Suriye’nin kuzeybatısında yerinden edilmiş kişilerin kaldığı kamplarda, yerinden edilmenin acısına, zorlu hayat koşullarına ve ihtiyaç duydukları temel hizmetlerin yokluğuna rağmen ailelerin büyük çoğunluğu bayram gelenekleri doğrultusunda bayramlaşıyor. Misafirlerine tatlı dağıtmaya, maddi durumu biraz daha iyi olanlar da kurban kesmeye devam ediyor.

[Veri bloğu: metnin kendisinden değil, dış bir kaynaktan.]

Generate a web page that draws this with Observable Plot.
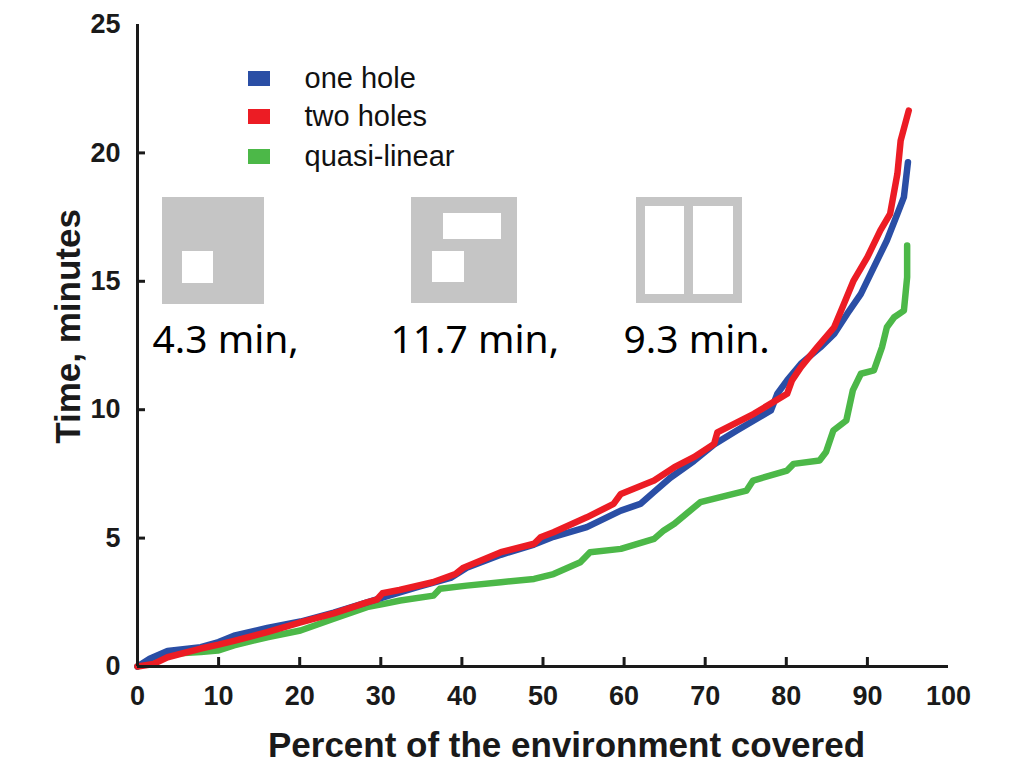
<!DOCTYPE html>
<html>
<head>
<meta charset="utf-8">
<script src="https://cdn.jsdelivr.net/npm/d3@7"></script>
<script src="https://cdn.jsdelivr.net/npm/@observablehq/plot@0.6"></script>
<style>
  html, body { margin: 0; padding: 0; background: #fff; }
  #chart { width: 1024px; height: 768px; }
</style>
</head>
<body>
<div id="chart"></div>
<script>
// ---- data ----
const seriesNames = ["one hole", "two holes", "quasi-linear"];
const seriesColors = ["#2a4ea5", "#ec1c24", "#4cb848"];

const oneHoleX = [0, 1.5, 3.7, 7.8, 10, 11.9, 16.0, 20.1, 24.2, 28.3, 30.4, 34.5, 38.6, 40.6, 44.8, 48.9, 51.3, 55.4, 59.6, 62.0, 63.7, 65.7, 68.6, 71.1, 73.9, 78.1, 78.9, 80.1, 81.8, 84.2, 85.9, 87.5, 89.2, 90.8, 92.4, 93.7, 94.5, 95.0];
const oneHoleY = [0, 0.3, 0.6, 0.75, 0.95, 1.2, 1.5, 1.75, 2.1, 2.5, 2.7, 3.09, 3.45, 3.85, 4.35, 4.75, 5.05, 5.43, 6.07, 6.33, 6.8, 7.35, 8.0, 8.65, 9.19, 9.97, 10.62, 11.14, 11.79, 12.43, 12.95, 13.73, 14.51, 15.55, 16.59, 17.63, 18.28, 19.64];

const twoHolesX = [0, 2, 3.7, 7.8, 10, 11.9, 16.0, 20.1, 24.2, 28.3, 29.5, 30.2, 32.3, 36.4, 39.2, 40.2, 44.8, 48.9, 49.7, 51.3, 55.4, 58.7, 59.6, 63.7, 66.2, 68.6, 71.1, 71.5, 76.0, 80.1, 80.7, 81.8, 83.8, 85.9, 87.1, 88.3, 90.0, 91.6, 92.8, 93.7, 94.1, 95.1];
const twoHolesY = [0, 0.1, 0.36, 0.7, 0.85, 1.0, 1.34, 1.72, 2.07, 2.5, 2.6, 2.85, 2.98, 3.28, 3.6, 3.85, 4.45, 4.78, 5.03, 5.23, 5.81, 6.33, 6.72, 7.24, 7.76, 8.15, 8.67, 9.12, 9.84, 10.62, 11.14, 11.66, 12.43, 13.21, 14.12, 15.03, 15.94, 16.98, 17.63, 19.19, 20.48, 21.65];

const quasiX = [0, 2, 3.7, 7.8, 9.9, 11.9, 16.0, 20.1, 24.2, 28.3, 30.4, 32.4, 36.5, 37.3, 40.6, 44.8, 48.9, 51.3, 54.6, 55.8, 59.6, 63.7, 64.9, 66.2, 69.4, 75.1, 75.9, 80.1, 80.9, 84.1, 84.9, 85.8, 87.4, 88.2, 88.8, 89.2, 90.8, 91.8, 92.4, 93.3, 94.5, 94.9, 94.9];
const quasiY = [0, 0.3, 0.49, 0.56, 0.62, 0.82, 1.14, 1.40, 1.86, 2.31, 2.44, 2.57, 2.76, 3.03, 3.15, 3.28, 3.41, 3.6, 4.06, 4.45, 4.58, 4.97, 5.30, 5.56, 6.40, 6.85, 7.24, 7.63, 7.89, 8.02, 8.35, 9.19, 9.58, 10.75, 11.14, 11.40, 11.53, 12.43, 13.21, 13.60, 13.86, 15.16, 16.39];

const xTickLabels = [0, 10, 20, 30, 40, 50, 60, 70, 80, 90, 100];
const yTickLabels = [0, 5, 10, 15, 20, 25];
const xTickMarks = [10, 20, 30, 40, 50, 60, 70, 80, 90];
const yTickMarks = [5, 10, 15, 20];
const timeLabels = ["4.3 min,", "11.7 min,", "9.3 min."];
const xTitle = "Percent of the environment covered";
const yTitle = "Time, minutes";

// ---- build table ----
const rows = [];
[[oneHoleX, oneHoleY], [twoHolesX, twoHolesY], [quasiX, quasiY]].forEach(([xs, ys], i) => {
  xs.forEach((x, j) => rows.push({series: seriesNames[i], x, y: ys[j]}));
});

// ---- layout ----
const W = 1024, H = 768, ML = 137, MR = 76, MT = 24, MB = 102;
const XMAX = 100, YMAX = 25;
const xPx = p => (p - ML) / (W - ML - MR) * XMAX;
const yPx = p => (H - MB - p) / (H - MB - MT) * YMAX;
const FONT = "'Liberation Sans', Arial, Helvetica, sans-serif";
const AX = "#1a1a1a";
const GRAY = "#c5c5c5";

// icons (pixel boxes: x1,x2,y1,y2) and white holes
const iconBoxes = [
  {x1: 162, x2: 264, y1: 197, y2: 304},
  {x1: 411, x2: 517, y1: 197, y2: 303},
  {x1: 636, x2: 742, y1: 197, y2: 303}
];
const iconHoles = [
  {x1: 182, x2: 213, y1: 251, y2: 283},
  {x1: 443, x2: 501, y1: 213, y2: 239},
  {x1: 432, x2: 464, y1: 251, y2: 282},
  {x1: 645, x2: 684, y1: 206, y2: 294},
  {x1: 693, x2: 733, y1: 206, y2: 294}
];
const toData = b => ({x1: xPx(b.x1), x2: xPx(b.x2), y1: yPx(b.y2), y2: yPx(b.y1)});
const timeLabelPos = [152, 390, 623];
const legendRowY = [78.5, 116.5, 156.5];

const drawOrder = ["quasi-linear", "one hole", "two holes"];

const plot = Plot.plot({
  width: W,
  height: H,
  marginLeft: ML,
  marginRight: MR,
  marginTop: MT,
  marginBottom: MB,
  style: {fontFamily: FONT, background: "#fff", overflow: "visible"},
  x: {domain: [0, XMAX], axis: null},
  y: {domain: [0, YMAX], axis: null},
  color: {domain: seriesNames, range: seriesColors},
  marks: [
    // icons
    Plot.rect(iconBoxes.map(toData), {x1: "x1", x2: "x2", y1: "y1", y2: "y2", fill: GRAY}),
    Plot.rect(iconHoles.map(toData), {x1: "x1", x2: "x2", y1: "y1", y2: "y2", fill: "#fff"}),
    Plot.text(timeLabels, {
      x: (d, i) => xPx(timeLabelPos[i]), y: yPx(340.5), text: d => d,
      textAnchor: "start", lineAnchor: "middle",
      fontFamily: "'Noto Sans', 'Open Sans', sans-serif", fontSize: 39, fill: "#000"
    }),
    // legend
    Plot.rect(seriesNames, {
      x1: xPx(248), x2: xPx(270),
      y1: (d, i) => yPx(legendRowY[i] + 7.5), y2: (d, i) => yPx(legendRowY[i] - 7.5),
      fill: d => d
    }),
    Plot.text(seriesNames, {
      x: xPx(304), y: (d, i) => yPx(legendRowY[i] - 0.5), text: d => d,
      textAnchor: "start", lineAnchor: "middle", fontSize: 29, fill: "#111"
    }),
    // lines
    ...drawOrder.map(name => Plot.line(rows.filter(r => r.series === name), {
      x: "x", y: "y", stroke: "series", strokeWidth: 6.5,
      strokeLinejoin: "round", strokeLinecap: "round"
    })),
    // axes lines
    Plot.ruleY([0], {x1: 0, x2: XMAX, stroke: AX, strokeWidth: 3}),
    Plot.ruleX([0], {y1: 0, y2: YMAX, stroke: AX, strokeWidth: 3}),
    // tick marks (inward)
    Plot.ruleX(xTickMarks, {x: d => d, y1: 0, y2: 9 / (H - MB - MT) * YMAX, stroke: AX, strokeWidth: 3}),
    Plot.ruleY(yTickMarks, {y: d => d, x1: 0, x2: 8 / (W - ML - MR) * XMAX, stroke: AX, strokeWidth: 3}),
    // tick labels
    Plot.text(xTickLabels, {
      x: d => d, y: 0, dy: 30, text: d => String(d),
      fontSize: 27, fontWeight: "bold", fill: AX, lineAnchor: "middle"
    }),
    Plot.text(yTickLabels, {
      x: 0, y: d => d, dx: -17, text: d => String(d),
      fontSize: 27, fontWeight: "bold", fill: AX, textAnchor: "end", lineAnchor: "middle"
    }),
    // titles
    Plot.text([xTitle], {
      x: xPx(566), y: yPx(745), text: d => d,
      fontSize: 35, fontWeight: "bold", fill: AX, lineAnchor: "middle"
    }),
    Plot.text([yTitle], {
      x: xPx(68), y: yPx(326), text: d => d, rotate: -90,
      fontSize: 35, fontWeight: "bold", fill: AX, lineAnchor: "middle"
    })
  ]
});

document.getElementById("chart").appendChild(plot);
</script>
</body>
</html>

Çatısı keten, duvarları renkli kumaş ve perdelerle kaplanmış olan bir çadırın ortasında el yapımı tatlılar ve şekerlemelerin yanı sıra kahve dolu bir termos ve kaseler dolusu hurma ile dolu ahşap bir masa bulunuyor. Şarku’l Avsat’ın gözlemlerine göre 50 yaşındaki Ali ed-Damis yıllar önce yerinden edildiği Hama kırsalındaki Kafr Zita şehrinde büyüdüğü gelenek ve göreneklere bağlı kalmaya çalışarak, İdlib’in kuzeyindeki Atme Sınır Kapısı’na yakın bir noktada akrabalarını ve misafirlerini sevinç ve keyif içinde karşılıyor ve onlara ikramda bulunuyor.

Damis açıklamasında şunları söyledi:

Her fırsatta, her bayramda sevincimizi ifade etmek, evlerimizden kovulduğumuzdan beri yaşadığımız koşulları ve psikolojik acıları unutmak için çabalıyoruz. Kurban Bayramı da dahil olmak üzere bayramlar yılda sadece bir kez kutlanıyor. Bu da bizi en büyük neşemizi ve mutluluğumuzu göstermeye, çocukluğumuzdan beri içinde yetiştiğimiz, aile, akraba ve arkadaşlar arasında selamlaşma ve ziyaret, çocuklara yeni kıyafetler alma gibi gelenek ve alışkanlıkları yeniden canlandırmaya yöneltiyor. İçinde yaşadığımız koşullara, yerinden edilmeye ve onun acısına meydan okuduğumuzu hissediyoruz.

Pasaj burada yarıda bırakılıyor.